4. Il ressort des pièces du dossier, et n'est d'ailleurs pas contesté, que M. B... a été scolarisé en France de 2001, année au cours de laquelle il indique y être entré, à l'âge de 6 ans, au titre du regroupement familial, à 2013, et qu'il a participé à la formation générale BAFA en 2014. A sa majorité, il lui a été délivré une carte de séjour temporaire portant la mention " vie privée et familiale " valable du 12 mai 2014 au 11 mai 2015, renouvelée du 12 mai 2015 au 11 mai 2016. Il a été incarcéré du 6 mars 2016 au 20 juin 2020. Si une obligation de quitter le territoire français a été prise à son encontre par le préfet de police le 5 octobre 2020, celle-ci a été annulé par un jugement n° 2016358 du 12 octobre 2020 du magistrat désigné par le président du tribunal administratif de Paris et n'a donc pas été exécutée. Ainsi, et eu égard à ce qui a été dit au point 2, M. B... résidait habituellement en France depuis l'âge de cinq ans à la date de l'arrêté litigieux. Il faisait donc partie des étrangers susceptibles d'invoquer utilement la protection instituée par les dispositions du 1° de l'article L. 521-3 du code de l'entrée et du séjour des étrangers et du droit d'asile. Dès lors, seul le ministre de l'intérieur était compétent pour prendre l'arrêté attaqué. Les moyens tirés de l'erreur de droit et de l'incompétence du préfet du Val-de-Marne doivent, par suite, être accueillis.

5. Il résulte de ce qui précède, et sans qu'il soit besoin d'examiner les autres moyens de la requête, que M. B... est fondé à soutenir que c'est à tort que le tribunal administratif de Melun a rejeté sa demande tendant à l'annulation de l'arrêté du 21 décembre 2020 du préfet du Val-de-Marne ordonnant son expulsion.
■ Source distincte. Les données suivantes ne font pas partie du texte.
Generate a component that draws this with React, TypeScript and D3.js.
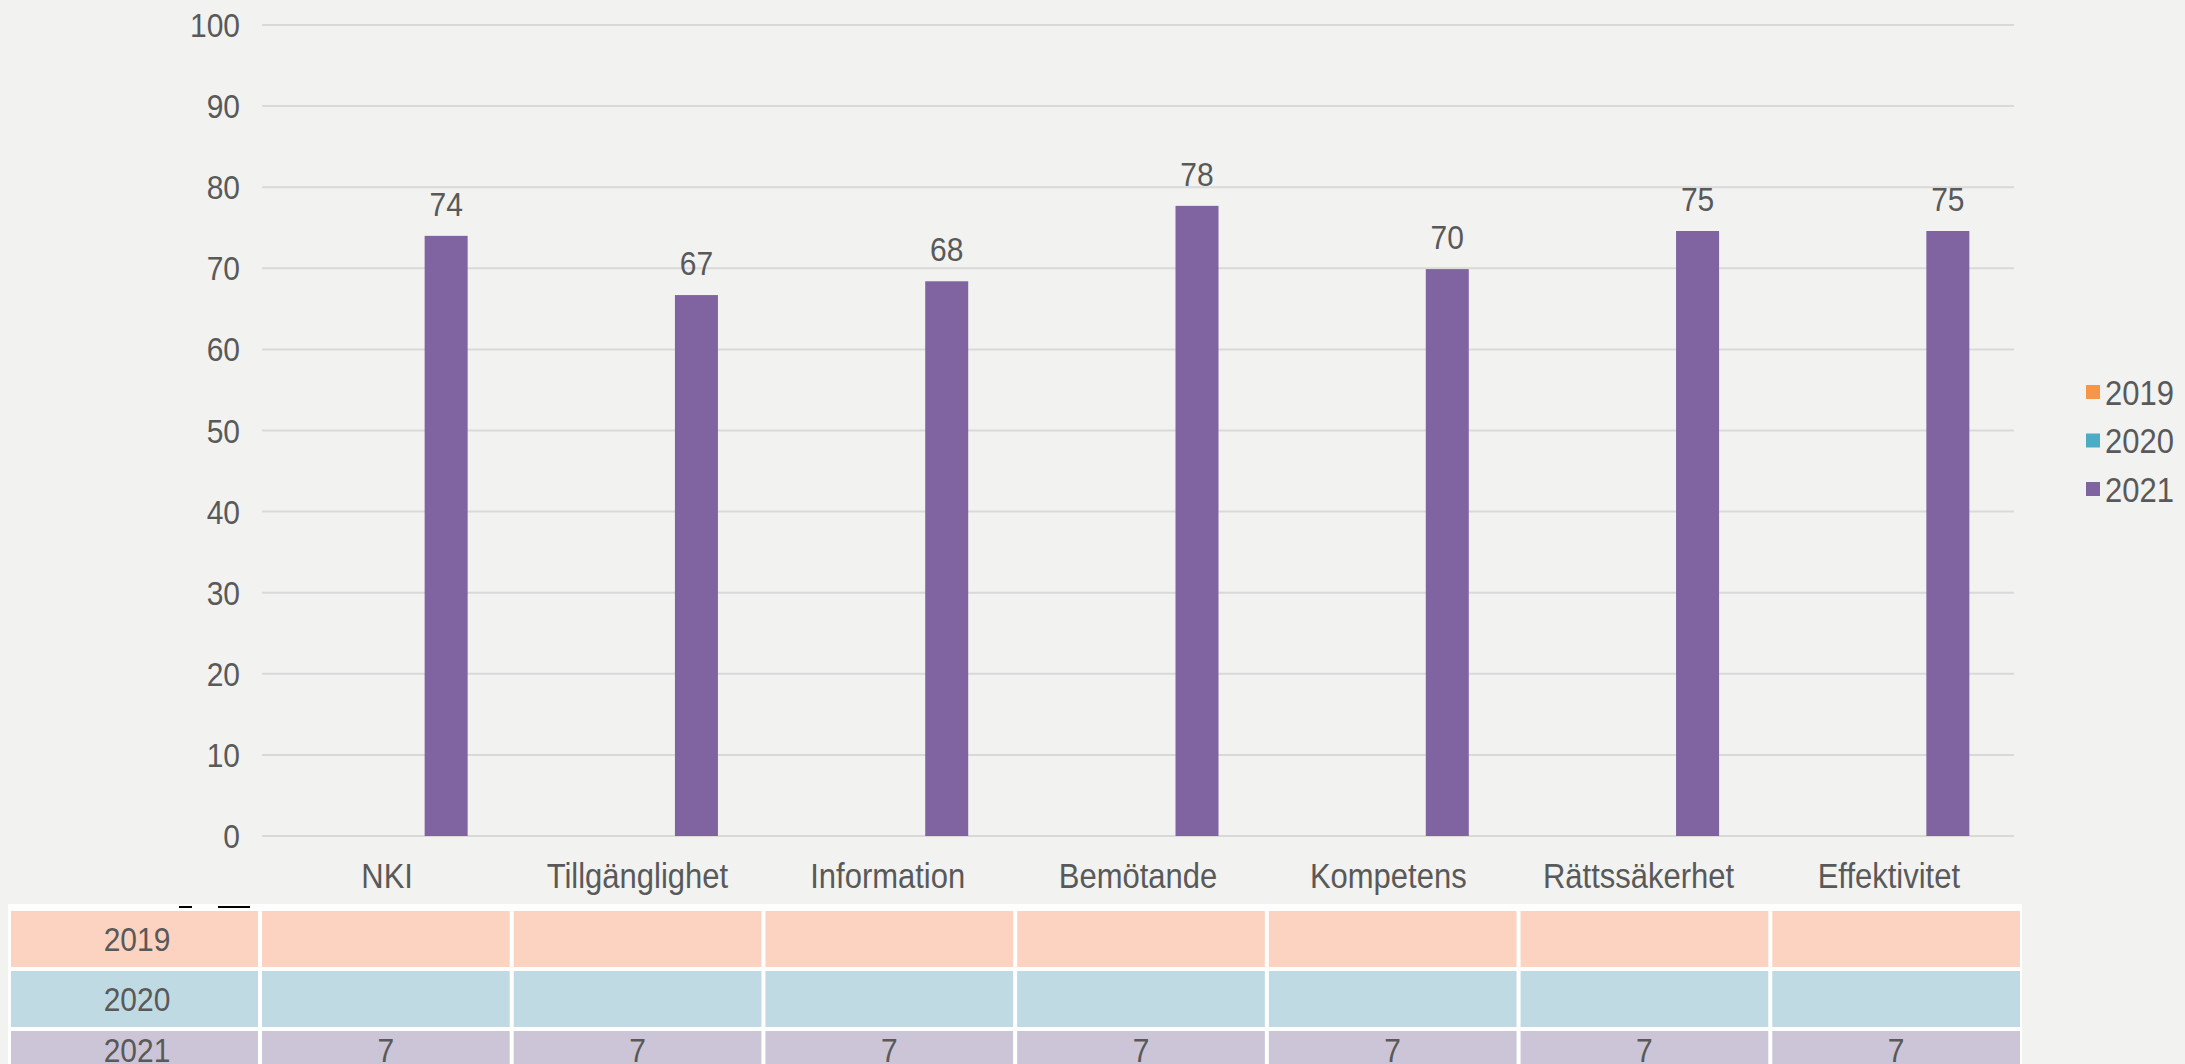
import React from "react";
import * as d3 from "d3";

const categories = ["NKI", "Tillgänglighet", "Information", "Bemötande", "Kompetens", "Rättssäkerhet", "Effektivitet"];
const seriesNames = ["2019", "2020", "2021"];
const values2019: (number | null)[] = [null, null, null, null, null, null, null];
const values2020: (number | null)[] = [null, null, null, null, null, null, null];
const values2021: (number | null)[] = [74, 66.7, 68.4, 77.7, 69.9, 74.6, 74.6];
const table2019 = ["", "", "", "", "", "", ""];
const table2020 = ["", "", "", "", "", "", ""];
const table2021 = ["7", "7", "7", "7", "7", "7", "7"];
const yTicks = [0, 10, 20, 30, 40, 50, 60, 70, 80, 90, 100];

const seriesColors = ["#F79646", "#4BACC6", "#8064A2"];
const rowColors = ["#FCD3C1", "#C0DAE3", "#CCC5D7"];
const W = 2185;
const H = 1064;
const BG = "#F2F2F1";
const TXT = "#595959";
const FONT = "'Liberation Sans', Arial, sans-serif";
const SY = 1.12;

function T(props: {
  x: number;
  y: number;
  size: number;
  anchor?: "start" | "middle" | "end";
  mid?: boolean;
  children: React.ReactNode;
}) {
  const { x, y, size, anchor = "start", mid = false, children } = props;
  return (
    <text
      transform={`translate(${x},${y}) scale(1,${SY})`}
      x={0}
      y={0}
      dy={mid ? "0.36em" : undefined}
      textAnchor={anchor}
      fontSize={size}
      fill={TXT}
    >
      {children}
    </text>
  );
}

export default function App() {
  const seriesValues = [values2019, values2020, values2021];
  const tableRows = [table2019, table2020, table2021];

  const x = d3.scaleBand<string>().domain(categories).range([262, 2014]).padding(0);
  const sub = d3.scaleBand<string>().domain(seriesNames).range([-80.5, 80.5]).paddingInner(0.271).paddingOuter(0);
  const y = d3.scaleLinear().domain([0, 100]).range([836, 25]);

  const tx = d3.scaleBand<string>().domain(categories).range([260, 2022]).padding(0);
  const rowY = d3.scaleBand<string>().domain(seriesNames).range([907, 1087]).paddingInner(0);

  return (
    <div style={{ position: "fixed", left: 0, top: 0, width: W, height: H, background: BG }}>
      <svg width={W} height={H} style={{ display: "block" }} fontFamily={FONT}>
        <rect x={0} y={0} width={W} height={H} fill={BG} />
        {/* gridlines */}
        {yTicks.map((t) => (
          <g key={t}>
            <line x1={262} x2={2014} y1={y(t)} y2={y(t)} stroke="#D9D9D9" strokeWidth={2} />
            <T x={240} y={y(t)} size={30} anchor="end" mid>
              {t}
            </T>
          </g>
        ))}
        {/* bars */}
        {seriesValues.map((vals, si) =>
          vals.map((v, ci) => {
            if (v == null) return null;
            const cx = (x(categories[ci]) as number) + x.bandwidth() / 2 + (sub(seriesNames[si]) as number);
            return (
              <g key={`${si}-${ci}`}>
                <rect x={cx} y={y(v)} width={sub.bandwidth()} height={y(0) - y(v)} fill={seriesColors[si]} />
                <T x={cx + sub.bandwidth() / 2} y={y(v) - 20} size={30} anchor="middle">
                  {Math.round(v)}
                </T>
              </g>
            );
          })
        )}
        {/* category labels */}
        {categories.map((c) => (
          <T key={c} x={(x(c) as number) + x.bandwidth() / 2} y={888} size={31} anchor="middle">
            {c}
          </T>
        ))}
        {/* legend */}
        {seriesNames.map((s, i) => (
          <g key={s} transform={`translate(2086, ${392 + i * 48.5})`}>
            <rect x={0} y={-7} width={14} height={14} fill={seriesColors[i]} />
            <T x={19} y={0} size={31} mid>
              {s}
            </T>
          </g>
        ))}
        {/* data table */}
        <rect x={8} y={904} width={2022 - 8} height={H - 904} fill="#FFFFFF" />
        <line x1={179} x2={192} y1={907} y2={907} stroke="#000" strokeWidth={2} />
        <line x1={218} x2={250} y1={907} y2={907} stroke="#000" strokeWidth={2} />
        {seriesNames.map((s, ri) => {
          const ry = (rowY(s) as number) + 4;
          const rh = rowY.bandwidth() - 4;
          const ty = Math.min(ry + rh / 2, 1050);
          return (
            <g key={s}>
              <rect x={11} y={ry} width={260 - 11 - 2} height={rh} fill={rowColors[ri]} />
              <T x={137} y={ty} size={30} anchor="middle" mid>
                {s}
              </T>
              {categories.map((c, ci) => (
                <g key={c}>
                  <rect x={(tx(c) as number) + 2} y={ry} width={tx.bandwidth() - 4} height={rh} fill={rowColors[ri]} />
                  <T x={(tx(c) as number) + tx.bandwidth() / 2} y={ty} size={30} anchor="middle" mid>
                    {tableRows[ri][ci]}
                  </T>
                </g>
              ))}
            </g>
          );
        })}
      </svg>
    </div>
  );
}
Sur les conclusions aux fins d'injonction et d'astreinte :

6. Le présent jugement n'implique aucune mesure particulière d'exécution. Par suite, les conclusions de M. B... tenant à ce qu'il soit enjoint au préfet du Val-de-Marne, sous astreinte, de procéder au réexamen de sa demande de délivrance d'un titre de séjour, ne peuvent qu'être rejetées.

Sur les frais liés à l'instance :

7. Il y a lieu, dans les circonstances de l'espèce, de mettre à la charge de l'Etat le versement à M. B... de la somme de 1 000 euros au titre des dispositions de l'article L. 761-1 du code de justice administrative.

DÉCIDE :
Article 1er : Le jugement n° 2100699 du 1er mars 2021 du tribunal administratif de Melun et l'arrêté du 21 décembre 2020 du préfet du Val-de-Marne ordonnant l'expulsion de M. B... sont annulés.
Article 2 : L'Etat versera à M. B... une somme de 1 000 euros en application des dispositions de l'article L. 761-1 du code de justice administrative.
Article 3 : Le surplus des conclusions de la requête de M. B... est rejeté.
Article 4 : Le présent arrêt sera notifié à M. A... B... et au ministre de l'intérieur et des outre-mer.
Copie en sera adressée à la préfète du Val-de-Marne.
Délibéré après l'audience du 16 février 2023, à laquelle siégeaient :
- Mme Vinot, présidente de chambre,
- Mme Cécile Vrignon-Villalba, présidente assesseure,
- M. Aggiouri, premier conseiller.
Rendu public par mise à disposition au greffe, le 17 mars 2023.
La rapporteure,
C. C...La présidente,
H. VINOT
La greffière,




E. VERGNOL
La République mande et ordonne au ministre de l'intérieur et des outre-mer en ce qui le concerne ou à tous commissaires de justice à ce requis en ce qui concerne les voies de droit commun contre les parties privées, de pourvoir à l'exécution de la présente décision.